THE EDITOR, Sir:
Mr Ian Boyne, in his Sunday Gleaner article of January 8, 2017, suggested two main solutions to our crime problem:
1. Curfews in crime hotspots.
2. More frequent and sporadic roadblocks (my words).
Now, both suggestions have already been tried and found wanting. In the case of the first, which includes infringing on the civil liberties of law-abiding citizens, this has been tried before and failed and, therefore, there is no basis for it being successful at this or any time in the future. We can't afford to have the criminals operating several steps ahead of us all the time.
I have a problem too with a side issue (as I call it), of his and Mr Andrew Holness' recommendations to separate criminals from communities they have captured. My question in this regard is, where will these criminals go? To another community to continue to wreak havoc, or to start their own community? Both options are silly. It is unfortunate that while Mr Boyne criticises the "elitist" ideas, he does not have a suggestion that is really workable. Criminals must be prepared to change their ways or be sentenced to hard labour in prison until they are visibly reformed. And the hard labour I am talking about involves cracking stones by the truckload with hammers to repair our Portland, St Mary, and St Thomas roads. We have frequent rainfall in these areas, so the prisoners could be preparing material to fix the problems as they arise.
Whoever becomes commissioner of police must concentrate on, among other things, the continued weeding out of bad cops. In fact, a way must be found to have all current and prospective cops do polygraph tests. We could start with those seeking promotion. It simply cannot be business as usual - if we mean business.

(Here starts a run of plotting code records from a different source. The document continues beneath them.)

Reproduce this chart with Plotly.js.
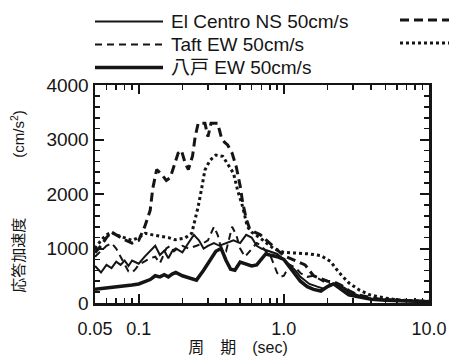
<!DOCTYPE html>
<html><head><meta charset="utf-8">
<script src="https://cdn.plot.ly/plotly-3.0.1.min.js"></script>
<style>html,body{margin:0;padding:0;background:#fff;}#chart{width:449px;height:357px;}</style>
</head><body><div id="chart"></div>
<script>
// ---- data (period in sec, response acceleration in cm/s^2) ----
var seriesNames = ["El Centro NS 50cm/s", "Taft EW 50cm/s", "八戸 EW 50cm/s", "JMA Kobe NS 50cm/s", "Tohoku Univ. NS 50cm/s"];

var periodElCentro = [0.05,0.055,0.06,0.065,0.07,0.075,0.08,0.085,0.09,0.1,0.11,0.12,0.13,0.14,0.15,0.16,0.17,0.18,0.2,0.22,0.24,0.26,0.28,0.3,0.33,0.36,0.4,0.45,0.5,0.55,0.6,0.65,0.7,0.8,0.9,1.0,1.1,1.2,1.3,1.5,1.7,1.9,2.2,2.5,2.8,3.2,3.6,4.0,5,6,8,10];
var accElCentro = [680,560,700,640,760,700,780,680,780,720,850,960,1050,880,960,820,950,1000,930,1100,1250,1150,1000,1050,1100,1050,1100,1150,1100,1250,1200,1050,1000,950,900,800,700,600,480,350,300,260,360,300,200,140,100,80,55,45,35,30];

var periodTaft = [0.05,0.055,0.06,0.065,0.07,0.075,0.08,0.085,0.09,0.095,0.1,0.11,0.12,0.13,0.14,0.155,0.165,0.175,0.185,0.2,0.22,0.25,0.28,0.3,0.33,0.35,0.37,0.4,0.44,0.47,0.5,0.54,0.6,0.65,0.7,0.75,0.8,0.85,0.9,0.95,1.0,1.1,1.2,1.3,1.45,1.6,1.8,2.0,2.3,2.6,3.0,3.5,4,5,6,8,10];
var accTaft = [850,950,1050,1100,1000,850,700,580,560,620,700,760,820,850,730,1000,1050,950,1000,1050,1000,1050,1100,1150,1400,1250,1000,950,1400,1250,1000,850,1000,1100,1050,950,900,700,550,480,500,700,650,550,480,500,420,350,330,280,170,110,80,55,40,30,25];

var periodHachinohe = [0.05,0.06,0.07,0.08,0.09,0.1,0.11,0.12,0.13,0.14,0.15,0.16,0.17,0.18,0.2,0.22,0.25,0.28,0.31,0.34,0.37,0.4,0.43,0.46,0.5,0.55,0.6,0.65,0.7,0.75,0.8,0.9,1.0,1.1,1.2,1.3,1.45,1.6,1.8,2.0,2.2,2.5,2.8,3.2,3.6,4,5,6,8,10];
var accHachinohe = [250,270,290,310,330,350,400,430,500,480,520,480,530,560,500,460,420,600,800,950,1000,780,620,600,750,720,680,700,800,900,880,850,800,650,500,400,300,250,220,300,350,250,150,120,90,70,50,40,30,25];

var periodLongDash = [0.05,0.055,0.06,0.065,0.07,0.08,0.09,0.1,0.11,0.12,0.125,0.133,0.145,0.155,0.165,0.178,0.187,0.197,0.21,0.22,0.235,0.245,0.257,0.27,0.286,0.3,0.315,0.33,0.35,0.37,0.39,0.41,0.44,0.47,0.5,0.52,0.55,0.58,0.63,0.69,0.76,0.84,0.92,1.0,1.1,1.25,1.4,1.6,1.8,2.0,2.2,2.5,2.8,3.2,3.8,4.5,6,8,10];
var accLongDash = [920,1050,1200,1300,1250,1160,1100,1150,1400,1700,2100,2450,2350,2250,2300,2550,2750,2800,2550,2450,2700,3050,3300,3300,3300,3050,3300,3300,3300,3050,2950,2900,2750,2500,2150,1850,1550,1370,1300,1250,1150,1030,950,870,820,750,700,500,450,400,390,320,230,150,110,75,50,35,30];

var periodDotted = [0.05,0.055,0.06,0.065,0.07,0.08,0.09,0.1,0.111,0.125,0.144,0.16,0.178,0.208,0.232,0.244,0.257,0.27,0.286,0.31,0.34,0.38,0.41,0.45,0.48,0.52,0.56,0.6,0.68,0.76,0.85,1.0,1.2,1.5,1.8,2.1,2.4,2.8,3.3,3.9,5,6,8,10];
var accDotted = [1000,1150,1250,1300,1250,1200,1150,1200,1280,1250,1220,1200,1160,1190,1280,1520,1770,2070,2440,2620,2715,2690,2560,2380,2070,1770,1400,1300,1200,1100,1000,930,920,900,870,760,560,370,240,150,90,60,40,30];

var xTickVals = [0.05, 0.1, 1, 10];
var xTickText = ["0.05", "0.1", "1.0", "10.0"];
var yTickVals = [0, 1000, 2000, 3000, 4000];
var yTickText = ["0", "1000", "2000", "3000", "4000"];

// ---- chart ----
var FONT = "Liberation Sans, Arial, Noto Sans CJK JP, sans-serif";
var INK = '#151515';
var W = 449, H = 357;
var M = {l: 95, r: 20, t: 85, b: 54};
var PW = W - M.l - M.r, PH = H - M.t - M.b;
var ZW = '\u200b';

var styles = [
  {dash: 'solid', width: 2},
  {dash: '7px,5px', width: 2},
  {dash: 'solid', width: 3.5},
  {dash: '9px,5px', width: 3},
  {dash: '3px,3px', width: 3}
];
var xs = [periodElCentro, periodTaft, periodHachinohe, periodLongDash, periodDotted];
var ys = [accElCentro, accTaft, accHachinohe, accLongDash, accDotted];

var data = xs.map(function(x, i) {
  return {x: x, y: ys[i], name: seriesNames[i], type: 'scatter', mode: 'lines', showlegend: false,
          line: {color: INK, width: styles[i].width, dash: styles[i].dash}};
});

// legend key (drawn in paper coordinates above the plot, like the printed legend)
function px2paperX(px) { return (px - M.l) / PW; }
function px2paperY(py) { return (H - M.b - py) / PH; }
var legendRows = [
  {series: 0, x0: 95, x1: 163, y: 21.5, label: true},
  {series: 1, x0: 95, x1: 163, y: 44.5, label: true},
  {series: 2, x0: 95, x1: 163, y: 67.5, label: true},
  {series: 3, x0: 400, x1: 470, y: 20, label: false},
  {series: 4, x0: 400, x1: 470, y: 43, label: false}
];
var shapes = legendRows.map(function(r) {
  return {type: 'line', xref: 'paper', yref: 'paper', layer: 'above',
          x0: px2paperX(r.x0), x1: px2paperX(r.x1), y0: px2paperY(r.y), y1: px2paperY(r.y),
          line: {color: INK, width: styles[r.series].width, dash: styles[r.series].dash}};
});
var annotations = legendRows.filter(function(r) { return r.label; }).map(function(r) {
  return {xref: 'paper', yref: 'paper', x: px2paperX(170), y: px2paperY(r.y), xanchor: 'left', yanchor: 'middle',
          text: seriesNames[r.series], showarrow: false, borderpad: 0,
          font: {family: FONT, size: 19, color: INK}};
});

var layout = {
  width: W, height: H,
  margin: {l: M.l, r: M.r, t: M.t, b: M.b, autoexpand: false},
  showlegend: false,
  shapes: shapes,
  annotations: annotations,
  xaxis: {
    type: 'log', range: [Math.log10(0.05), 1], automargin: false,
    tickmode: 'array', tickvals: xTickVals, ticktext: xTickText,
    ticks: 'inside', ticklen: 9, tickwidth: 2, tickcolor: INK,
    showline: true, linewidth: 2.5, linecolor: INK, mirror: 'allticks',
    showgrid: false, zeroline: false,
    tickfont: {family: FONT, size: 18, color: INK}, ticklabelstandoff: 8,
    minor: {dtick: 'D1', ticks: 'inside', ticklen: 5, tickwidth: 1.6, tickcolor: INK, showgrid: false},
    title: {text: '周　期　(sec)　　　' + ZW, font: {family: FONT, size: 16, color: INK}, standoff: 1}
  },
  yaxis: {
    range: [0, 4000], automargin: true, tickmode: 'array', tickvals: yTickVals, ticktext: yTickText,
    ticks: 'inside', ticklen: 9, tickwidth: 2, tickcolor: INK,
    showline: true, linewidth: 2.5, linecolor: INK, mirror: 'allticks',
    showgrid: false, zeroline: false,
    tickfont: {family: FONT, size: 19, color: INK}, ticklabelstandoff: 0,
    minor: {dtick: 200, ticks: 'inside', ticklen: 5, tickwidth: 1.6, tickcolor: INK, showgrid: false},
    title: {text: '応答加速度　　　　(cm/s<sup>2</sup>)　' + ZW, font: {family: FONT, size: 15, color: INK}, standoff: 18}
  }
};

Plotly.newPlot('chart', data, layout, {staticPlot: true});
</script></body></html>
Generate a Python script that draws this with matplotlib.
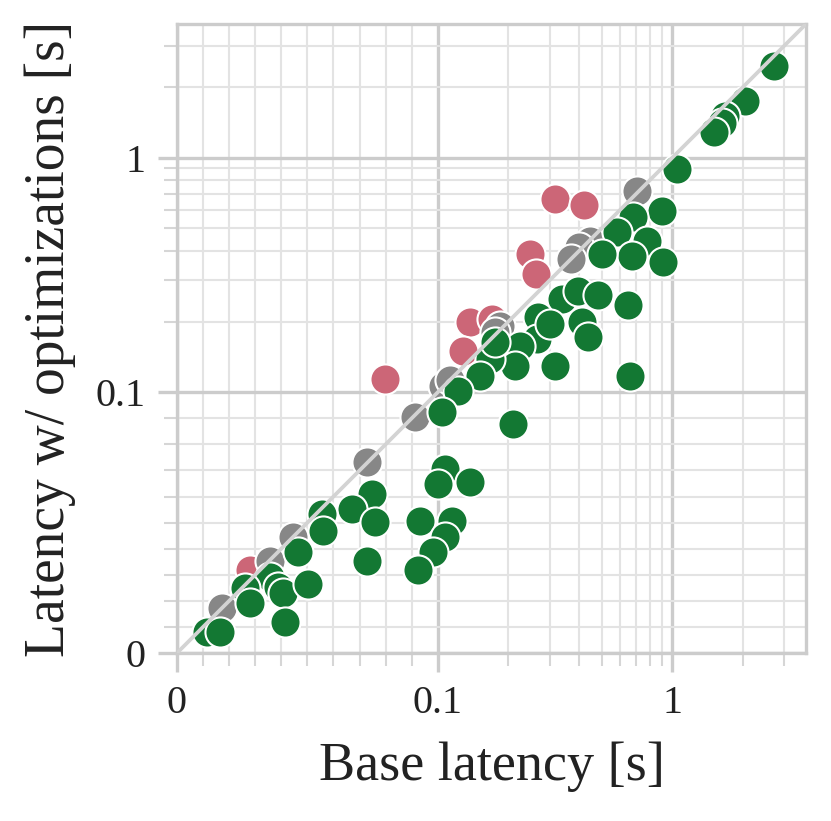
import numpy as np
import matplotlib
matplotlib.use("Agg")
import matplotlib.pyplot as plt
from matplotlib.ticker import FixedLocator, FixedFormatter

plt.rcParams['font.family'] = ['Liberation Serif', 'DejaVu Serif']

# ---- data (seconds) ----
green_base = [2.70, 2.03, 1.67, 1.62, 1.51, 1.05, 0.90, 0.68, 0.58, 0.78, 0.67, 0.91, 0.50,
              0.34, 0.395, 0.48, 0.645, 0.41, 0.436, 0.267, 0.265, 0.224, 0.316, 0.213,
              0.167, 0.151, 0.175, 0.66, 0.30, 0.122, 0.104, 0.209, 0.107, 0.100, 0.137,
              0.0748, 0.0672, 0.0760, 0.0932, 0.115, 0.107, 0.0982, 0.0925, 0.0729,
              0.0465, 0.0557, 0.0561, 0.0357, 0.0388, 0.0407, 0.0503, 0.0262, 0.0281,
              0.0415, 0.0116, 0.0166]
green_opt = [2.45, 1.74, 1.50, 1.41, 1.29, 0.89, 0.59, 0.56, 0.48, 0.44, 0.38, 0.36, 0.39,
             0.25, 0.27, 0.26, 0.235, 0.20, 0.172, 0.209, 0.169, 0.157, 0.129, 0.129,
             0.139, 0.117, 0.164, 0.117, 0.195, 0.101, 0.0924, 0.0878, 0.0705, 0.0647, 0.0655,
             0.0609, 0.0551, 0.0501, 0.0505, 0.0505, 0.0443, 0.0386, 0.0320, 0.0351,
             0.0386, 0.0532, 0.0467, 0.0290, 0.0255, 0.0232, 0.0263, 0.0251, 0.0193,
             0.0120, 0.0082, 0.0082]

red_base = [0.316, 0.42, 0.247, 0.262, 0.137, 0.128, 0.170, 0.0798, 0.0281]
red_opt = [0.665, 0.63, 0.39, 0.32, 0.199, 0.150, 0.205, 0.114, 0.0320]

gray_base = [0.71, 0.445, 0.40, 0.37, 0.184, 0.175, 0.105, 0.113, 0.0913, 0.0729, 0.0446,
             0.0357, 0.0174]
gray_opt = [0.72, 0.44, 0.415, 0.37, 0.191, 0.181, 0.106, 0.113, 0.0905, 0.0732, 0.0443,
            0.0351, 0.0174]

major_ticks = [0, 0.1, 1]
major_labels = ["0", "0.1", "1"]
lim_max = 3.71

GREEN = "#137833"
RED = "#CC6677"
GRAY = "#878787"
LIGHT = "#cccccc"

fig = plt.figure(figsize=(8.31, 8.21), dpi=100)
ax = fig.add_axes([177/831, (821-653)/821, (806-177)/831, (653-24)/821])

for axis_scale in (ax.set_xscale, ax.set_yscale):
    axis_scale('symlog', linthresh=0.1, linscale=1)

ax.set_xlim(0, lim_max)
ax.set_ylim(0, lim_max)

minor = list(np.arange(1, 10) * 0.01) + list(np.arange(2, 10) * 0.1) + [2, 3]
for a in (ax.xaxis, ax.yaxis):
    a.set_major_locator(FixedLocator(major_ticks))
    a.set_major_formatter(FixedFormatter(major_labels))
    a.set_minor_locator(FixedLocator(minor))

ax.grid(True, which='major', color=LIGHT, linewidth=2.4, zorder=0)
ax.grid(True, which='minor', color="#e3e3e3", linewidth=1.5, zorder=0)
ax.set_axisbelow(True)

ms = 470
ax.scatter(red_base, red_opt, s=ms, c=RED, edgecolors='white', linewidths=1.5, zorder=3)
ax.scatter(gray_base, gray_opt, s=ms, c=GRAY, edgecolors='white', linewidths=1.5, zorder=3)
ax.scatter(green_base, green_opt, s=ms, c=GREEN, edgecolors='white', linewidths=1.5, zorder=3)

ax.plot([0, lim_max], [0, lim_max], color="#d3d3d3", linewidth=2.7, zorder=5,
        solid_capstyle='butt')

for s in ax.spines.values():
    s.set_color(LIGHT)
    s.set_linewidth(2.4)

ax.tick_params(which='major', length=14, width=2.4, color=LIGHT, labelsize=29,
               labelcolor="#222222", pad=9)
ax.tick_params(which='minor', length=9.5, width=1.5, color="#d6d6d6")

ax.set_xlabel("Base latency [s]", fontsize=39, color="#222222", labelpad=14)
ax.set_ylabel("Latency w/ optimizations [s]", fontsize=40, color="#222222", labelpad=14)

fig.savefig("out.png", dpi=100, facecolor='white')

Another suggestion that I would make is that the security minister not obfuscate the duties of the commissioner by asking him/her to present crime-solving strategies. That's not the commissioner's role. There is need for an in-depth look at the job descriptions of the prime minister, the minister of national security, the army chief and the commissioner of police, insofar as security is concerned, so that there is no role confusion or micromanaging. The Jamaican people need clarity.